To learn more about how Gateway works, check out the Gateway documentation.

Configuring Your First Guardrailing Rules

To configure guardrails, switch to the Guardrails tab in the top navigation bar of your Explorer project.

Here, you are presented with two options:

Create a new guardrail: This allows you to create a new guardrail from scratch.
Use a Guardrail Suggestion: This allows you to use a pre-defined guardrail for your project.

Creating a New Guardrail

To create a new Guardrail from scratch, click on the Create Guardrail button.

This will open the following modal, allowing for further configuration of the guardrail:

New Guardrail

Here, you can configure the following parameters:

Name: The name of the guardrail.

Action: The behavior of the guardrail in case of a violation. This can be one of the following:

Action	Description
Block	Blocks the request outright, returning an HTTP error to the client.
Log	Lets the request pass, but logs the violation in Explorer via designated Guardrail violation annotations in the resulting agent traces. This is useful to monitor your agent's violation patterns, without disrupting the agentic process.
Paused	Pauses the enforcement of the guardrail, allowing all requests to pass through without evaluating it. This is useful to temporarily disable a guardrail.

Guardrailing Rule: The guardrailing rules that need to be matched for the overall guardrail to be triggered. This is an editor of the Guardrails rule language, providing Invariant's full expressive power as described in this documentation.

Using a Guardrail Suggestion

To use a pre-defined guardrail, navigate to the bottom part of the Guardrails configuration page.

Here, you will see a list of pre-defined guardrails, along with a short description of the guardrail. These preconfigured rules are meant to be a starting point for your guardrail configuration.

Click on the Details button to review and modify any preconfigured rule before deploying it to your project.
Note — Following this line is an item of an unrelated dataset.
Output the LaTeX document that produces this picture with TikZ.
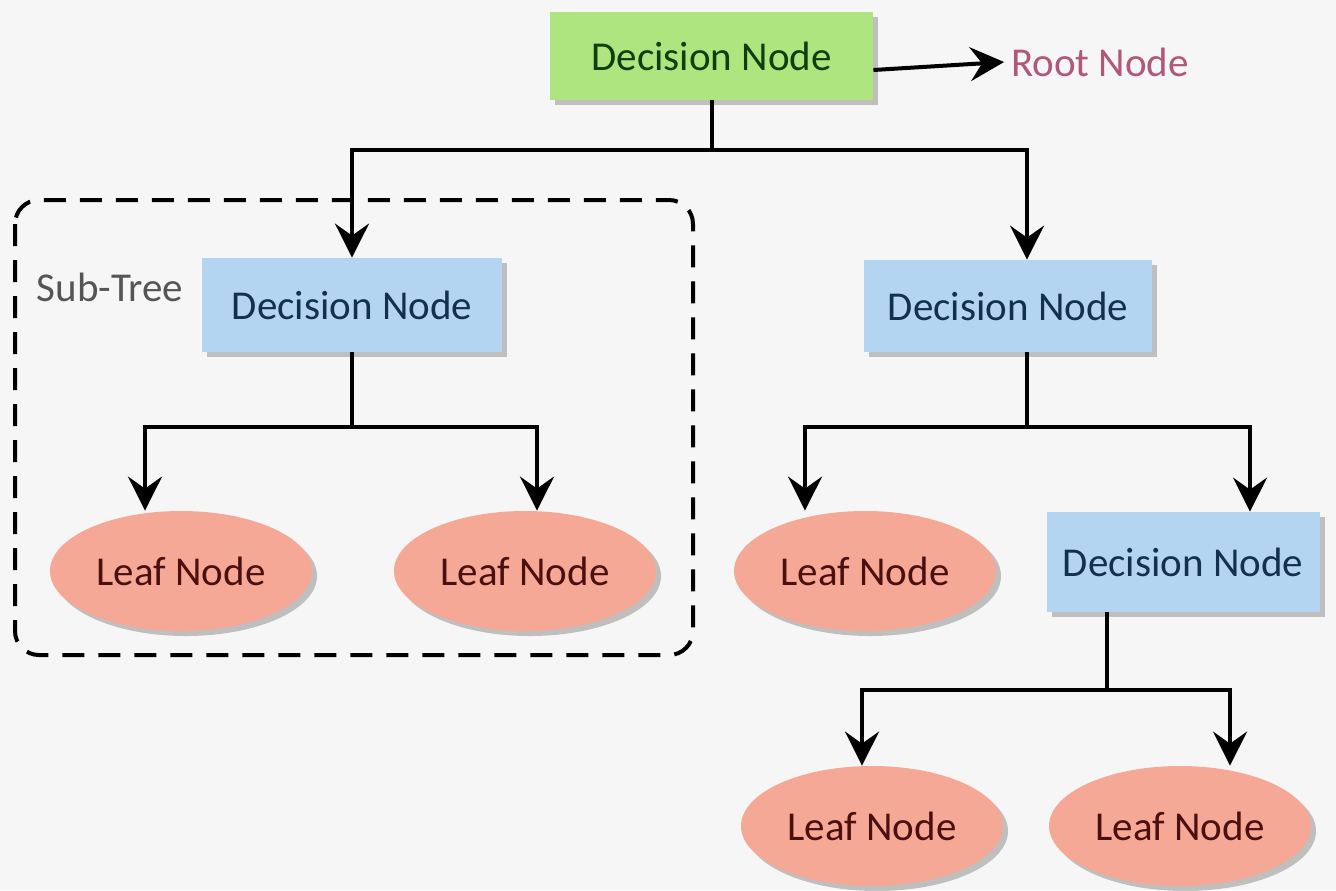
\documentclass[tikz,border=0pt]{standalone}
\usepackage{fontspec}
\setmainfont{Carlito}
\usetikzlibrary{shapes.geometric,arrows.meta,shadows}
\definecolor{bgcol}{HTML}{F6F6F6}
\definecolor{rootgreen}{HTML}{AEE57E}
\definecolor{roottext}{HTML}{0E3F0E}
\definecolor{decblue}{HTML}{B3D5F2}
\definecolor{dectext}{HTML}{12304F}
\definecolor{leafred}{HTML}{F5A896}
\definecolor{leaftext}{HTML}{4B0F0F}
\definecolor{rootlbl}{HTML}{B0577A}
\definecolor{subtxt}{HTML}{555555}
\tikzset{
  lbl/.style={font=\fontsize{20.5}{23}\selectfont},
  shad/.style={drop shadow={shadow xshift=2.5pt,shadow yshift=-2.5pt,opacity=0.22,fill=black}},
  dnode/.style={lbl,rectangle,fill=decblue,text=dectext,inner sep=0pt,shad},
  rnode/.style={lbl,rectangle,fill=rootgreen,text=roottext,inner sep=0pt,shad},
  leafnode/.style={lbl,ellipse,fill=leafred,text=leaftext,inner sep=0pt,minimum width=131pt,minimum height=60pt,shad},
  conn/.style={line width=2pt,black},
  arr/.style={conn,-{Stealth[length=17pt,width=17pt,inset=6pt]}},
  subframe/.style={line width=2pt,black,dash pattern=on 11pt off 7pt,rounded corners=12pt}
}
\begin{document}
\begin{tikzpicture}[x=0.5pt,y=-0.5pt]
\fill[bgcol] (0,0) rectangle (1336,890);
\useasboundingbox (0,0) rectangle (1336,890);

% sub-tree frame
\draw[subframe] (15,200) rectangle (693,655);
\node[lbl,text=subtxt] (sublbl) at (110,287) {Sub-Tree};

% nodes
\node[rnode,minimum width=161.5pt,minimum height=44pt] (root) at (711.5,56) {Decision Node};
\node[lbl,text=rootlbl] (rootlbl) at (1100,62) {Root Node};

\node[dnode,minimum width=150pt,minimum height=47pt] (ld) at (352,305) {Decision Node};
\node[dnode,minimum width=144pt,minimum height=46pt] (rd) at (1008,306) {Decision Node};
\node[dnode,minimum width=136.5pt,minimum height=50pt] (rd2) at (1183,562) {Decision Node};

\node[leafnode] (l1) at (181,571) {Leaf Node};
\node[leafnode] (l2) at (525,571) {Leaf Node};
\node[leafnode] (r1) at (865,571) {Leaf Node};
\node[leafnode] (b1) at (872,826) {Leaf Node};
\node[leafnode] (b2) at (1180,826) {Leaf Node};

% junctions
\coordinate (j1) at (711.5,150);
\coordinate (j2) at (352,427);
\coordinate (j3) at (1027,427);
\coordinate (j4) at (1107,690);

% connectors
\draw[arr] ([yshift=-7pt]root.east) -- (rootlbl.west);

\draw[conn] (root.south) -- (j1);
\draw[arr] (j1) -| (ld.north);
\draw[arr] (j1) -| ([xshift=9.5pt]rd.north);

\draw[conn] (ld.south) -- (j2);
\draw[arr] (j2) -| ([xshift=-18pt]l1.north);
\draw[arr] (j2) -| ([xshift=6pt]l2.north);

\draw[conn] ([xshift=9.5pt]rd.south) -- (j3);
\draw[arr] (j3) -| ([xshift=-30pt]r1.north);
\draw[arr] (j3) -| ([xshift=33.5pt]rd2.north);

\draw[conn] ([xshift=-38pt]rd2.south) -- (j4);
\draw[arr] (j4) -| ([xshift=-5pt]b1.north);
\draw[arr] (j4) -| ([xshift=25pt]b2.north);
\end{tikzpicture}
\end{document}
Each guardrail suggestion comes with comments explaining its functionality.

New Guardrail

Deploying Your Guardrail

All changes made in Explorer are automatically deployed to your Gateway instance, enabling you to deploy new guardrails and security policies within seconds.

This means, that even though your agentic system may be running in a slow-to-update production environment, you can quickly respond to new security threats and update your guardrails to your liking, without having to manually update your agent system or re-deploy.

It also enables quick experimentation with new guardrails, without having to worry about the underlying infrastructure. Gateway will automatically pull the latest guardrail configuration from Explorer once a new version is deployed, updating your agent's behavior in real time.

Inspecting Guardrail Failures

Lastly, to inspect guardrail failures in detail, navigate to the Traces tab in your Explorer project.

Newly pushed traces with Guardrail violations will be automatically annotated with Guardrail violation annotations, highlighting the exact range and location of the guardrail violation in the agent trace.

New Guardrail — Guardrails precisely highlights the location and cause for guardrail violations in the agent trace, allowing users to exactly pinpoint the cause of the violation.

As you can see, the guardrail violation is highlighted in the trace down to the violating character range. Given this information, you can easily inspect and refine your guardrailing rules, to precisely match and constrain the behavior of your agentic system.

Further, the shown user annotation view, allows you to comment and collaboratively discuss the guardrail violation with your team, allowing for a collaborative debugging experience, including revisions over time and a full history of past guardrailing behavior.